An abuser has two faces. A victim of abuse always tries to curry favor with the more peaceful side of the abuser so that he or she doesn’t have to face the violent side. Donald Trump is the ugly, violent side of the abuser. Hillary Clinton is the side that says: “I’m sorry I hit you, baby, it won’t happen again. I love you. I know I voted for that war in Iraq and I was for all those trade agreements that took your job, but I changed.” Of course the implied threat is that if you don’t deal with the Hillary side of things, the Trump side is going to bang your head against the wall.

It takes courage to leave an abuser, courage and a plan. For too long you have convinced yourself that if you just go along with him you can make him change. You constantly compromise what you feel is right so that you don’t displease him. Then the violence occurs, followed by the apologies and the promise that it will never happen again.

But he won’t change, he will never change. The abuser has you in his power and power is the one thing he loves more than anything. He will never really love you, he will merely seek to control and possess you. This is a sad reality that most victims of abuse are slow to realize because they cannot imagine anyone is actually capable of thinking this way. But this I promise, he will never change and it is up to you to get out from under him.

In the meantime he will cut you off from everyone who tries to tell you he’s no good for you. He will cut you off from your family and friends, anyone who is not within his thrall. He will make you feel utterly helpless and at the same time blame you for everything that goes wrong. “I lost because you didn’t support me enough. You didn’t believe in me. I wanted to pass a health-care bill that would cover everyone but everyone is out to get me.”

The abuser wants to make you feel ignorant, that he has all the answers and you better not try to question him. He will tell you the most absurd lies imaginable, and he will demand that you believe him. He wants to make you feel helpless to do anything on your own to make things better. He wants you to believe that you are worthless without him and that you are lucky to have him.

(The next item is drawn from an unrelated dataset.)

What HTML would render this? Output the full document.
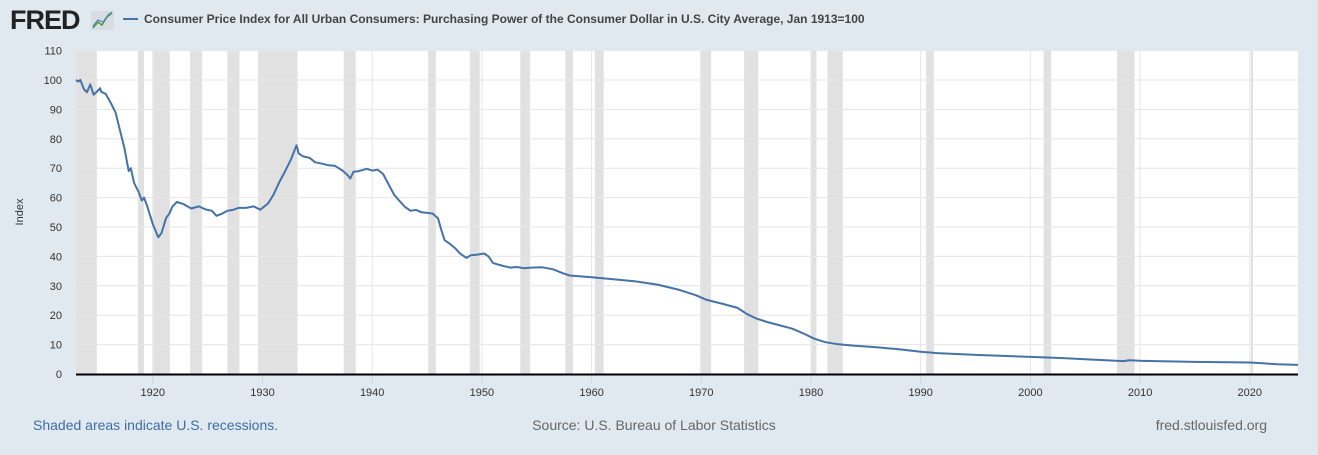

The abuser wants you to see one of his two faces as the real one. He wants you to think that if you love him enough that the other, uglier face, will just go away. But it has kept getting uglier, hasn’t it? The violence more intense and often. Some day you’re going to have to realize exactly who it is your dealing with. It’s time to start working on your courage and your exit strategy, because he is never going to change. It’s time to reach out to all of those who he said was bad for you, time to start making connections with the outside world again. They may be Republicans or Democrats, but they’re abuse victims just like you. And we all need to be strong and support each other if we’re going to ever be free.


I might not have all the answers—I suspect nobody is that smart—but I know the kind of fertile soil from which a healthy society grows, and it is rich in love and hope. Nothing good will come of hatred and fear. If that is all you have within you, stay away from a polling station. No, that is not good enough. That is the abuser in me talking. Instead, find the love and hope that is in you and find a way to make a positive difference. You’ve been inside the box too long.